Planning kid’s birthday parties

The boys turn two and four in a couple of months and there has been much discussion about the cake, the invitation, the guests, the food, the decorations… We like to keep it pretty low key and old school (no face painting or magicians here) but the kids both love to study The Book and change their mind every 10 minutes.

Musings

6am. Archie bolts out of his bedroom, scratching the sleep out of his eyes. He slams his bedroom door with such ferocity that the picture frames rattle. “I’m so hungry, mum. I was just thinking about having weet bix with yoghurt instead of milk. Is that funny? Or not?” 9am. Jed is refusing shoes. He is full of rage, tears and snot and fury smearing his cherubic face into a snarl. I throw three pairs into the car and tell him a complicated story about Grandpa and motorbikes as I wrestle him into the carseat. He looks sadly out the window as we cross the bridge, still sobbing. “No ducks, mum.”

10am. The goat in our front yard nibbles the patch of Christmas lilies. We eyeball each other as I scull lukewarm tea on the deck. She uses her horn to scratch her matted fur, then turns her back and saunters down the hill.

12pm. I remember a conversation with the old owners of our house as I clamber up the hill to the washing line. “Snakes everywhere, ‘specially when it starts warming up. We found them in the compost bin, under the car. I stepped outside one day and a big tiger snake wrapped himself around my leg.” We laugh together but I feel cold as I scan the ground.

1pm. The program I use to do our business accounts is frozen. I slyly open up trashy websites and scroll through endless beauty advice. I contemplate dyeing my hair again, or eyelash extensions. Instead, I find a tube of hand cream in my bag and slather it on my dry, garden-worn knuckles.

3pm. I hear Jed calling me from the carpark as I walk up to kinder. “MUM’S CAR. Hi Mum.

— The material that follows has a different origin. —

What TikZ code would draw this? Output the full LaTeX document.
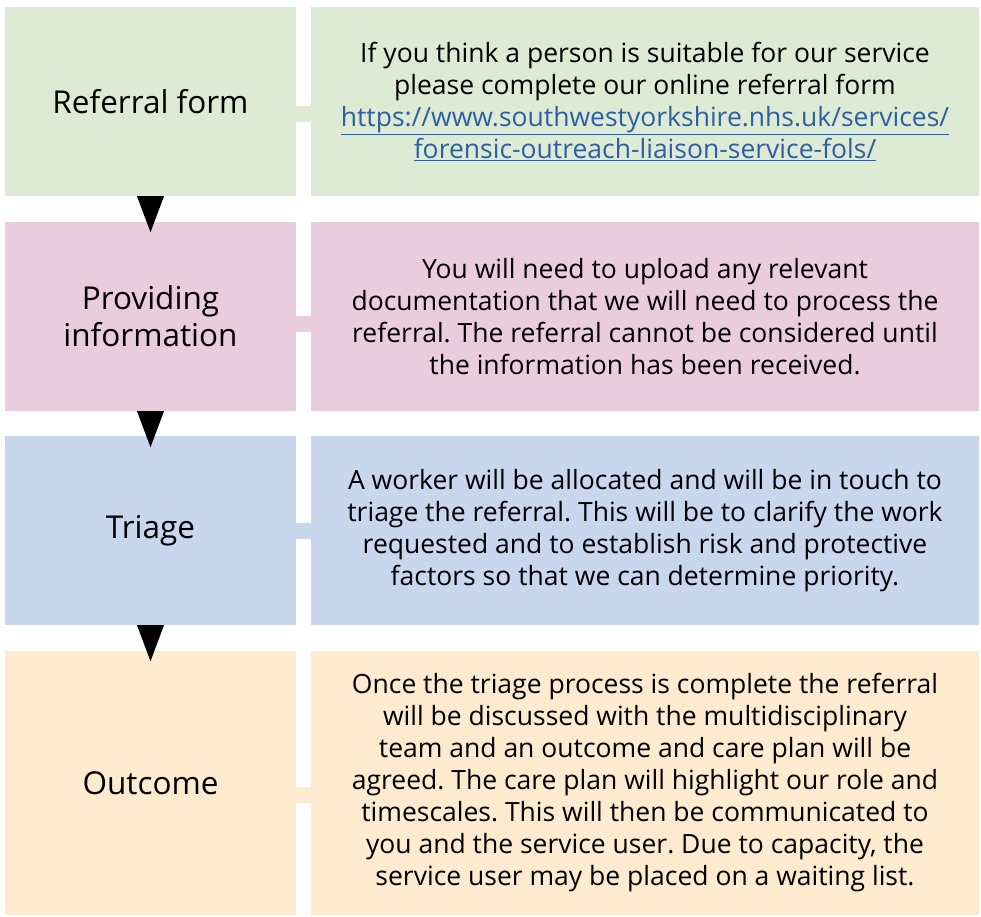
\documentclass[tikz,border=0pt]{standalone}
\usepackage{fontspec}
\setmainfont{Open Sans}
\usepackage{xcolor}
\usepackage{tikz}
\usetikzlibrary{arrows.meta, positioning}
\frenchspacing

\definecolor{refgreen}{RGB}{221,235,213}
\definecolor{infopink}{RGB}{234,205,221}
\definecolor{triblue}{RGB}{200,214,238}
\definecolor{outorange}{RGB}{253,235,207}
\definecolor{linkblue}{RGB}{46,95,165}
\newcommand{\weblink}[1]{\textcolor{linkblue}{\underline{#1}}}

\begin{document}
\begin{tikzpicture}[x=1pt, y=-1pt,
    stage/.style={rectangle, minimum width=291pt, inner sep=0pt, align=center,
                  font=\fontsize{31.5}{37}\selectfont},
    detail/.style={rectangle, minimum width=668pt, inner sep=0pt, align=center,
                   font=\fontsize{26.5}{32}\selectfont},
    bar/.style={line width=16pt},
    arr/.style={-{Triangle[length=36pt, width=27pt]}, line width=0pt}
]
\useasboundingbox (0,0) rectangle (981,916);

% left column
\node[stage, fill=refgreen,   minimum height=189pt] (ref)     at (150.5,101.5) {Referral form};
\node[stage, fill=infopink,   minimum height=189pt] (info)    at (150.5,316.5) {Providing\\information};
\node[stage, fill=triblue,    minimum height=189pt] (triage)  at (150.5,530.5) {Triage};
\node[stage, fill=outorange,  minimum height=264pt] (outcome) at (150.5,783)   {Outcome};

% right column
\node[detail, fill=refgreen,  minimum height=189pt] (refT) at (645,101.5)
    {If you think a person is suitable for our service\\
     please complete our online referral form\\
     \weblink{https://www.southwestyorkshire.nhs.uk/services/}\\
     \weblink{forensic-outreach-liaison-service-fols/}};
\node[detail, fill=infopink,  minimum height=189pt] (infoT) at (645,316.5)
    {You will need to upload any relevant\\
     documentation that we will need to process the\\
     referral. The referral cannot be considered until\\
     the information has been received.};
\node[detail, fill=triblue,   minimum height=189pt] (triageT) at (645,530.5)
    {A worker will be allocated and will be in touch to\\
     triage the referral. This will be to clarify the work\\
     requested and to establish risk and protective\\
     factors so that we can determine priority.};
\node[detail, fill=outorange, minimum height=264pt] (outcomeT) at (645,783)
    {Once the triage process is complete the referral\\
     will be discussed with the multidisciplinary\\
     team and an outcome and care plan will be\\
     agreed. The care plan will highlight our role and\\
     timescales. This will then be communicated to\\
     you and the service user. Due to capacity, the\\
     service user may be placed on a waiting list.};

% links between columns
\draw[bar, refgreen]  ([yshift=-12.5pt]ref.east)   -- ([yshift=-12.5pt]refT.west);
\draw[bar, infopink]  ([yshift=-7pt]info.east)     -- ([yshift=-7pt]infoT.west);
\draw[bar, triblue]   ([yshift=-0.5pt]triage.east) -- ([yshift=-0.5pt]triageT.west);
\draw[bar, outorange] ([yshift=-12pt]outcome.east) -- ([yshift=-12pt]outcomeT.west);

% down arrows
\draw[arr] (ref.south)    -- ([yshift=-36pt]ref.south);
\draw[arr] (info.south)   -- ([yshift=-36pt]info.south);
\draw[arr] (triage.south) -- ([yshift=-36pt]triage.south);
\end{tikzpicture}
\end{document}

MUM!” He points frantically at all his friends, his teachers. His favourite ball. Showing me his day.

4.30pm. Archie is following me through the garden, holding the end of a hose. He is obsessed with rescue vehicles, outer space and knights. He pores over the birthday cake book. “I want the swimming pool for my party day, and the castle for my actual birthday, mum, okay?”

6pm. I clean the kitchen while the boys and their dad empty the bath of water, one splash at a time. Weetbix from this morning is cemented to the floor. I scratch my nails into it, then have a go with the Chux. “You could render a house with fucking Weetbix!”, I yell to Lee, not for the first time.

7.15pm. Archie and I lay in his bed, telling stories of knights who fly space rockets to rescue aliens. He smells of sweat and dinner. I pretend to tickle him but take a deep inhale behind his ear, my hand on his round belly.

8.30pm. I lay on my bed, idly scrolling through instagram. Other people’s kids. Impossibly clean rooms. Green smoothies. I wander into the kitchen and make sultana toast smeared thick with butter.

10pm. I shove my earplugs in and mutter “goodnight, honey. Love ya.” to Lee. His response is muffled but he pats me on the bum and we hook our feet together, facing away from each other as the twin glow from our Kindles joins the moonlight, and the world retreats into inertia.